Long Is. Minimally Invasive Surgery, P.C. v St. John's Episcopal Hosp., 2018 NY Slip Op 05674, Decided on August 8, 2018, Appellate Division, Second Department:
"Agreements restricting an individual's right to work or compete are not favored and thus are strictly construed" (Goodman v New York Oncology Hematology, P.C., 101 AD3d 1524, 1526; see Morris v Schroder Capital Mgt. Intl., 7 NY3d 616, 620; BDO Seidman v Hirshberg,
93 NY2d 382, 389). " [A] restrictive covenant will only be subject to
specific enforcement to the extent that it is reasonable in time and
area, necessary to protect the employer's legitimate interests, not
harmful to the general public and not unreasonably burdensome to the
employee'" (BDO Seidman v Hirshberg, 93 NY2d at 389, quoting Reed, Roberts Assocs. v Strauman,
40 NY2d 303, 307). The determination of whether a restrictive covenant
is reasonable involves the application of a three-pronged test. "A
restraint is reasonable only if it: (1) is no greater than is required for the protection of the legitimate interest of the employer, (2) does not impose undue hardship on the employee, and (3) is not injurious to the public" (BDO Seidman v Hirshberg, 93 NY2d at 388-389 [emphasis in original]; see Ricca v Ouzounian, 51 AD3d 997, 998). The "violation of any prong renders the covenant invalid" (BDO Seidman v Hirshberg,
93 NY2d at 389). "With agreements not to compete between professionals .

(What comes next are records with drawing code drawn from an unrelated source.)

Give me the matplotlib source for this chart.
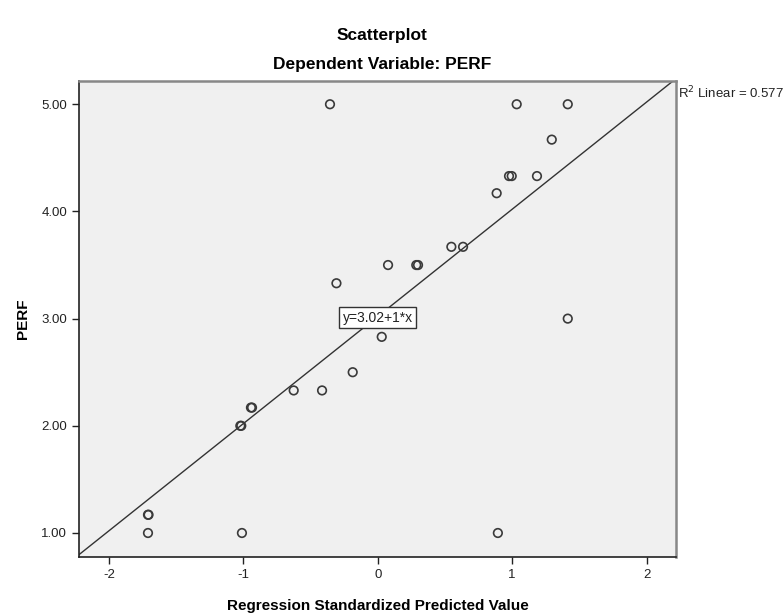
import matplotlib.pyplot as plt
import numpy as np

plt.rcParams['font.family'] = ['Liberation Sans', 'DejaVu Sans']
plt.rcParams['axes.unicode_minus'] = False

# standardized predicted value vs PERF
pred = [-0.355, 1.034, 1.414, 1.295, 0.977, 0.997, 1.185, 0.885,
        0.548, 0.635, 0.077, 0.287, 0.300, -0.307, 0.030, 1.414,
        -0.186, -0.625, -0.414, -0.943, -0.935, -1.022, -1.015,
        -1.709, -1.705, -1.709, -1.010, 0.894]
perf = [5.00, 5.00, 5.00, 4.67, 4.33, 4.33, 4.33, 4.17,
        3.67, 3.67, 3.50, 3.50, 3.50, 3.33, 2.83, 3.00,
        2.50, 2.33, 2.33, 2.17, 2.17, 2.00, 2.00,
        1.17, 1.17, 1.00, 1.00, 1.00]

intercept = 3.02
slope = 1.0
r2 = 0.577

xticks = [-2, -1, 0, 1, 2]
yticks = [1, 2, 3, 4, 5]

fig = plt.figure(figsize=(7.84, 6.15), dpi=100)
ax = fig.add_axes([0.1008, 0.0943, 0.7614, 0.774])
ax.set_facecolor('#f0f0f0')

xlim = (-2.222, 2.219)
ylim = (0.776, 5.217)
ax.set_xlim(xlim)
ax.set_ylim(ylim)

# fit line
xs = np.array(xlim)
ax.plot(xs, intercept + slope * xs, color='#333333', lw=1.0, zorder=2)

ax.scatter(pred, perf, s=38, facecolors='none', edgecolors='#3a3a3a',
           linewidths=1.2, zorder=3)

ax.text(0.0, 3.01, 'y=3.02+1*x', ha='center', va='center', fontsize=10,
        color='#222222', zorder=4,
        bbox=dict(boxstyle='square,pad=0.25', fc='white', ec='#333333', lw=1))

ax.text(1.003, 0.993, 'R$^2$ Linear = %.3f' % r2, transform=ax.transAxes,
        ha='left', va='top', fontsize=9.5, color='#222222')

ax.set_xticks(xticks)
ax.set_yticks(yticks)
ax.set_yticklabels(['%.2f' % v for v in yticks])
ax.tick_params(direction='out', length=5, width=1, labelsize=9.5,
               colors='#222222')

for side in ['left', 'bottom']:
    ax.spines[side].set_color('#222222')
    ax.spines[side].set_linewidth(1.2)
for side in ['top', 'right']:
    ax.spines[side].set_color('#888888')
    ax.spines[side].set_linewidth(1.8)

ax.set_xlabel('Regression Standardized Predicted Value', fontsize=11,
              fontweight='bold', labelpad=13)
ax.set_ylabel('PERF', fontsize=11, fontweight='bold', labelpad=8)

fig.text(0.487, 0.943, 'Scatterplot', ha='center', va='center',
         fontsize=12.5, fontweight='bold')
fig.text(0.487, 0.895, 'Dependent Variable: PERF', ha='center',
         va='center', fontsize=12.5, fontweight='bold')

fig.savefig('out.png', dpi=100)
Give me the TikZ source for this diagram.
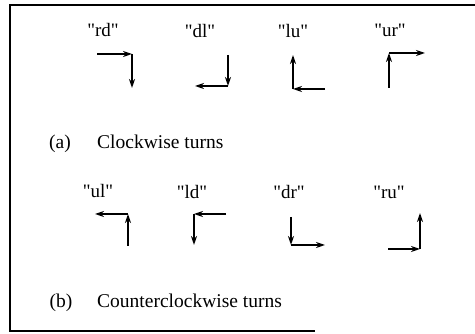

. . [courts] have given greater weight to the interests of the employer
in restricting competition within a confined geographical area" (id.).
That said, "the application of the test of reasonableness of employee
restrictive covenants focuses on the particular facts and circumstances
giving context to the agreement" (id. at 390). "The rationale for
the differential application of the common-law rule of reasonableness .
. . was that professionals are deemed to provide unique or
extraordinary'" services (id. at 389, quoting Reed, Roberts Assocs. v Strauman, 40 NY2d at 308).
Here, the defendants made a prima facie showing that the provision of
the covenant prohibiting Andrade for a period of two years from
practicing surgery of any kind, within a 10-mile radius of all of the
plaintiff's offices and affiliated hospitals, even those at which he had
never worked, was geographically unreasonable, because it effectively
barred him from performing surgery, his chosen field of medicine, in the
New York metropolitan area (see BDO Seidman v Hirshberg, 93 NY2d
at 390-391). In opposition, the plaintiff failed to raise a triable
issue of fact as to whether imposing such a broad geographical
restriction was necessary to protect its interests.
Contrary to the plaintiff's contention, the Supreme Court did not err
in declining to modify the covenant rather than invalidating it. The
determination of whether an overly broad restrictive covenant should be
enforced to the extent necessary to protect an employer's legitimate
interest involves "a case specific analysis, focusing on the conduct of
the employer in imposing the terms of the agreement" (id. at
394). Partial enforcement may be justified if an employer demonstrates,
in addition to having a legitimate business interest, "an absence of
overreaching, coercive use of dominant bargaining power, or other
anti-competitive misconduct" (id.). "Factors weighing against
partial enforcement are the imposition of the covenant in connection
with hiring or continued employment—as opposed to, for example,
imposition in connection with a promotion to a position of
responsibility and trust—the existence of coercion or a general plan of
the employer to forestall competition, and the employer's knowledge that
the covenant was overly broad" (Scott, Stackrow & Co., C.P.A.'s, P.C. v Skavina, 9 AD3d 805, 807-08; see BDO Seidman v Hirshberg, 93 NY2d at 395). Application of the factors set forth in BDO Seidman
militates against partial enforcement here. The plaintiff has not
demonstrated, or even argued, an absence of anticompetitive misconduct
on its part, asserting instead that because the restrictive covenant can
be partially enforced, it should be. The fact that the covenant is
clearly overbroad casts doubt on the plaintiff's good faith in imposing
it (see Brown & Brown, 158 AD3d 1148). Moreover, it is
undisputed that the plaintiff, from a superior bargaining position,
required Andrade to sign the employment agreement as a prerequisite to
being hired, and it refused to negotiate the covenant."